SET TASK - Transcribe the whole listing without a single picture.

▬▬▬▬▬▬

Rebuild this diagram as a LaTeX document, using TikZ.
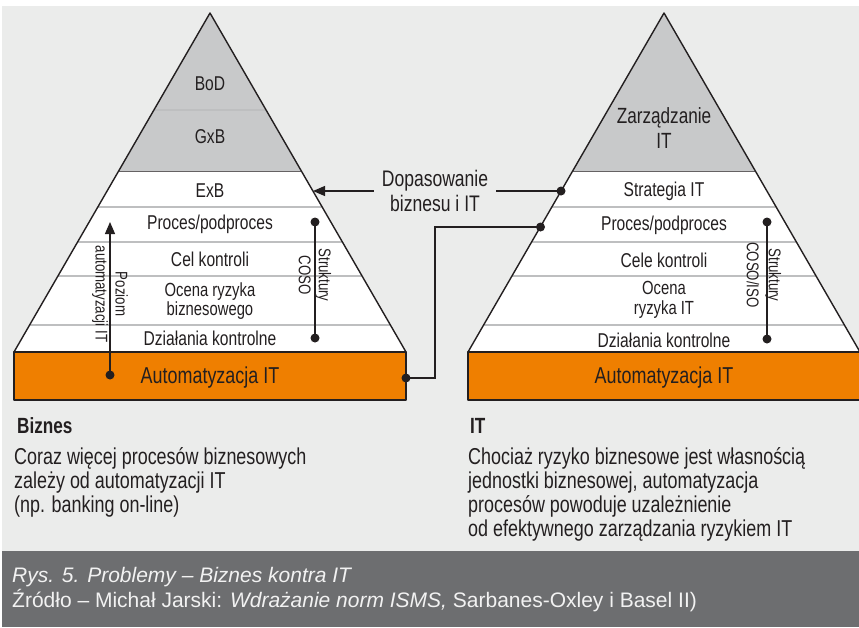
\documentclass[tikz,border=0pt]{standalone}
\usepackage{fontspec}
\setmainfont{Liberation Sans}[FakeStretch=0.78]
\newfontfamily\capfont{Liberation Sans}
\usetikzlibrary{arrows.meta}

\definecolor{bggray}{HTML}{EBECEB}
\definecolor{topgray}{HTML}{C8C9CA}
\definecolor{autoorange}{HTML}{EF7F00}
\definecolor{capgray}{HTML}{6D6E70}
\definecolor{ink}{HTML}{231F20}
\definecolor{sepgray}{HTML}{BEBFC0}

\tikzset{
  layer/.style={text=ink, align=center, inner sep=0pt, font=\fontsize{20}{20}\selectfont},
  twoline/.style={layer, font=\fontsize{19}{19.5}\selectfont},
  bigtxt/.style={text=ink, align=center, inner sep=0pt, font=\fontsize{23}{25}\selectfont},
  vtxt/.style={text=ink, align=center, inner sep=0pt, rotate=-90},
  note/.style={text=ink, align=left, anchor=west, inner sep=0pt, font=\fontsize{23}{24}\selectfont},
  captxt/.style={text=white!95!black, anchor=west, inner sep=0pt, font=\capfont\fontsize{21}{22}\selectfont},
  dot/.style={circle, fill=ink, inner sep=0pt, minimum size=9pt},
  conn/.style={ink, line width=1.3pt},
  outline/.style={ink, line width=1.4pt, line join=round}
}

\begin{document}
\begin{tikzpicture}[x=1pt,y=-1pt]
  \useasboundingbox (0,0) rectangle (859,627);
  \fill[bggray] (2,6) rectangle (859,551);
  \fill[capgray] (2,551) rectangle (859,627);

  % pyramid: biznes
  \begin{scope}
    \clip (210,13) -- (14,352) -- (406,352) -- cycle;
    \fill[white] (0,0) rectangle (430,352);
    \fill[topgray] (0,0) rectangle (430,171);
    \foreach \y in {110,207,242,276,325}
      \draw[sepgray, line width=1.2pt] (0,\y) -- (430,\y);
    \draw[ink!70, line width=0.8pt] (0,171) -- (430,171);
  \end{scope}
  \draw[outline] (210,13) -- (14,352) -- (406,352) -- cycle;
  \draw[outline, fill=autoorange] (14,352) rectangle (406,400);

  % pyramid: IT
  \begin{scope}
    \clip (664,13) -- (468,352) -- (860,352) -- cycle;
    \fill[white] (440,0) rectangle (870,352);
    \fill[topgray] (440,0) rectangle (870,171);
    \foreach \y in {207,242,276,325}
      \draw[sepgray, line width=1.2pt] (440,\y) -- (870,\y);
    \draw[ink!70, line width=0.8pt] (440,171) -- (870,171);
  \end{scope}
  \draw[outline] (664,13) -- (468,352) -- (860,352) -- cycle;
  \draw[outline, fill=autoorange] (468,352) rectangle (864,400);

  % labels: biznes
  \node[layer] (bod) at (210,84) {BoD};
  \node[layer] (gxb) at (210,137) {GxB};
  \node[layer] (exb) at (210,191) {ExB};
  \node[layer] (procL) at (210,224) {Proces/podproces};
  \node[layer] (celL) at (210,259) {Cel kontroli};
  \node[twoline] (ocenaL) at (210,301) {Ocena ryzyka\\biznesowego};
  \node[layer] (dzialL) at (210,338) {Działania kontrolne};
  \node[bigtxt] (autoL) at (210,378) {Automatyzacja IT};

  % labels: IT
  \node[bigtxt, font=\fontsize{22}{25}\selectfont] (zarz) at (664,128) {Zarządzanie\\IT};
  \node[layer] (strat) at (664,191) {Strategia IT};
  \node[layer] (procR) at (664,225) {Proces/podproces};
  \node[layer] (celR) at (664,260) {Cele kontroli};
  \node[twoline] (ocenaR) at (664,300) {Ocena\\ryzyka IT};
  \node[layer] (dzialR) at (664,340) {Działania kontrolne};
  \node[bigtxt] (autoR) at (664,378) {Automatyzacja IT};

  % poziom automatyzacji
  \node[dot] (pozDot) at (110,375) {};
  \coordinate (pozTop) at (110,222);
  \draw[conn, -{Triangle[length=12pt,width=10pt]}] (pozDot.center) -- (pozTop);
  \node[vtxt, font=\fontsize{17}{20}\selectfont] (poziom) at (110,294) {Poziom\\automatyzacji IT};

  % struktury
  \node[dot] (cosoTop) at (315,222) {};
  \node[dot] (cosoBot) at (315,338) {};
  \draw[conn] (cosoTop.center) -- (cosoBot.center);
  \node[vtxt, font=\fontsize{17}{20}\selectfont] (coso) at (315,275) {Struktury\\COSO};

  \node[dot] (isoTop) at (767,222) {};
  \node[dot] (isoBot) at (767,339) {};
  \draw[conn] (isoTop.center) -- (isoBot.center);
  \node[vtxt, font=\fontsize{17}{22}\selectfont] (iso) at (764,275) {Struktury\\COSO/ISO};

  % dopasowanie
  \node[text=ink, align=center, inner xsep=8pt, font=\fontsize{22.5}{25}\selectfont] (dop) at (435,191) {Dopasowanie\\biznesu i IT};
  \coordinate (edgeL) at (313,191);
  \node[dot] (stratDot) at (561,191) {};
  \draw[conn, -{Triangle[length=12pt,width=10pt]}] (dop.west) -- (edgeL);
  \draw[conn] (dop.east) -- (stratDot.center);

  \node[dot] (autoDot) at (406,378) {};
  \node[dot] (procDot) at (540.5,227) {};
  \draw[conn] (autoDot.center) -- ++(29,0) |- (procDot.center);

  % opisy
  \node[note, font=\bfseries\fontsize{22}{24}\selectfont] (biz) at (17,426) {Biznes};
  \node[note] (bizTxt) at (14,482) {Coraz więcej procesów biznesowych\\zależy od automatyzacji IT\\(np. banking on-line)};
  \node[note, font=\bfseries\fontsize{22}{24}\selectfont] (it) at (470,426) {IT};
  \node[note] (itTxt) at (468,494) {Chociaż ryzyko biznesowe jest własnością\\jednostki biznesowej, automatyzacja\\procesów powoduje uzależnienie\\od efektywnego zarządzania ryzykiem IT};

  % podpis
  \node[captxt] (rys) at (12,577) {\itshape Rys. 5. Problemy – Biznes kontra IT};
  \node[captxt] (zrodlo) at (12,601) {Źródło – Michał Jarski: \textit{Wdrażanie norm ISMS,} Sarbanes-Oxley i Basel II)};
\end{tikzpicture}
\end{document}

▬▬▬▬▬▬

FULL OUTPUT -
Rebuild this diagram as a LaTeX document, using TikZ.
\documentclass[tikz,border=0pt]{standalone}
\usepackage{fontspec}
\setmainfont{Liberation Sans}[FakeStretch=0.78]
\newfontfamily\capfont{Liberation Sans}
\usetikzlibrary{arrows.meta}

\definecolor{bggray}{HTML}{EBECEB}
\definecolor{topgray}{HTML}{C8C9CA}
\definecolor{autoorange}{HTML}{EF7F00}
\definecolor{capgray}{HTML}{6D6E70}
\definecolor{ink}{HTML}{231F20}
\definecolor{sepgray}{HTML}{BEBFC0}

\tikzset{
  layer/.style={text=ink, align=center, inner sep=0pt, font=\fontsize{20}{20}\selectfont},
  twoline/.style={layer, font=\fontsize{19}{19.5}\selectfont},
  bigtxt/.style={text=ink, align=center, inner sep=0pt, font=\fontsize{23}{25}\selectfont},
  vtxt/.style={text=ink, align=center, inner sep=0pt, rotate=-90},
  note/.style={text=ink, align=left, anchor=west, inner sep=0pt, font=\fontsize{23}{24}\selectfont},
  captxt/.style={text=white!95!black, anchor=west, inner sep=0pt, font=\capfont\fontsize{21}{22}\selectfont},
  dot/.style={circle, fill=ink, inner sep=0pt, minimum size=9pt},
  conn/.style={ink, line width=1.3pt},
  outline/.style={ink, line width=1.4pt, line join=round}
}

\begin{document}
\begin{tikzpicture}[x=1pt,y=-1pt]
  \useasboundingbox (0,0) rectangle (859,627);
  \fill[bggray] (2,6) rectangle (859,551);
  \fill[capgray] (2,551) rectangle (859,627);

  % pyramid: biznes
  \begin{scope}
    \clip (210,13) -- (14,352) -- (406,352) -- cycle;
    \fill[white] (0,0) rectangle (430,352);
    \fill[topgray] (0,0) rectangle (430,171);
    \foreach \y in {110,207,242,276,325}
      \draw[sepgray, line width=1.2pt] (0,\y) -- (430,\y);
    \draw[ink!70, line width=0.8pt] (0,171) -- (430,171);
  \end{scope}
  \draw[outline] (210,13) -- (14,352) -- (406,352) -- cycle;
  \draw[outline, fill=autoorange] (14,352) rectangle (406,400);

  % pyramid: IT
  \begin{scope}
    \clip (664,13) -- (468,352) -- (860,352) -- cycle;
    \fill[white] (440,0) rectangle (870,352);
    \fill[topgray] (440,0) rectangle (870,171);
    \foreach \y in {207,242,276,325}
      \draw[sepgray, line width=1.2pt] (440,\y) -- (870,\y);
    \draw[ink!70, line width=0.8pt] (440,171) -- (870,171);
  \end{scope}
  \draw[outline] (664,13) -- (468,352) -- (860,352) -- cycle;
  \draw[outline, fill=autoorange] (468,352) rectangle (864,400);

  % labels: biznes
  \node[layer] (bod) at (210,84) {BoD};
  \node[layer] (gxb) at (210,137) {GxB};
  \node[layer] (exb) at (210,191) {ExB};
  \node[layer] (procL) at (210,224) {Proces/podproces};
  \node[layer] (celL) at (210,259) {Cel kontroli};
  \node[twoline] (ocenaL) at (210,301) {Ocena ryzyka\\biznesowego};
  \node[layer] (dzialL) at (210,338) {Działania kontrolne};
  \node[bigtxt] (autoL) at (210,378) {Automatyzacja IT};

  % labels: IT
  \node[bigtxt, font=\fontsize{22}{25}\selectfont] (zarz) at (664,128) {Zarządzanie\\IT};
  \node[layer] (strat) at (664,191) {Strategia IT};
  \node[layer] (procR) at (664,225) {Proces/podproces};
  \node[layer] (celR) at (664,260) {Cele kontroli};
  \node[twoline] (ocenaR) at (664,300) {Ocena\\ryzyka IT};
  \node[layer] (dzialR) at (664,340) {Działania kontrolne};
  \node[bigtxt] (autoR) at (664,378) {Automatyzacja IT};

  % poziom automatyzacji
  \node[dot] (pozDot) at (110,375) {};
  \coordinate (pozTop) at (110,222);
  \draw[conn, -{Triangle[length=12pt,width=10pt]}] (pozDot.center) -- (pozTop);
  \node[vtxt, font=\fontsize{17}{20}\selectfont] (poziom) at (110,294) {Poziom\\automatyzacji IT};

  % struktury
  \node[dot] (cosoTop) at (315,222) {};
  \node[dot] (cosoBot) at (315,338) {};
  \draw[conn] (cosoTop.center) -- (cosoBot.center);
  \node[vtxt, font=\fontsize{17}{20}\selectfont] (coso) at (315,275) {Struktury\\COSO};

  \node[dot] (isoTop) at (767,222) {};
  \node[dot] (isoBot) at (767,339) {};
  \draw[conn] (isoTop.center) -- (isoBot.center);
  \node[vtxt, font=\fontsize{17}{22}\selectfont] (iso) at (764,275) {Struktury\\COSO/ISO};

  % dopasowanie
  \node[text=ink, align=center, inner xsep=8pt, font=\fontsize{22.5}{25}\selectfont] (dop) at (435,191) {Dopasowanie\\biznesu i IT};
  \coordinate (edgeL) at (313,191);
  \node[dot] (stratDot) at (561,191) {};
  \draw[conn, -{Triangle[length=12pt,width=10pt]}] (dop.west) -- (edgeL);
  \draw[conn] (dop.east) -- (stratDot.center);

  \node[dot] (autoDot) at (406,378) {};
  \node[dot] (procDot) at (540.5,227) {};
  \draw[conn] (autoDot.center) -- ++(29,0) |- (procDot.center);

  % opisy
  \node[note, font=\bfseries\fontsize{22}{24}\selectfont] (biz) at (17,426) {Biznes};
  \node[note] (bizTxt) at (14,482) {Coraz więcej procesów biznesowych\\zależy od automatyzacji IT\\(np. banking on-line)};
  \node[note, font=\bfseries\fontsize{22}{24}\selectfont] (it) at (470,426) {IT};
  \node[note] (itTxt) at (468,494) {Chociaż ryzyko biznesowe jest własnością\\jednostki biznesowej, automatyzacja\\procesów powoduje uzależnienie\\od efektywnego zarządzania ryzykiem IT};

  % podpis
  \node[captxt] (rys) at (12,577) {\itshape Rys. 5. Problemy – Biznes kontra IT};
  \node[captxt] (zrodlo) at (12,601) {Źródło – Michał Jarski: \textit{Wdrażanie norm ISMS,} Sarbanes-Oxley i Basel II)};
\end{tikzpicture}
\end{document}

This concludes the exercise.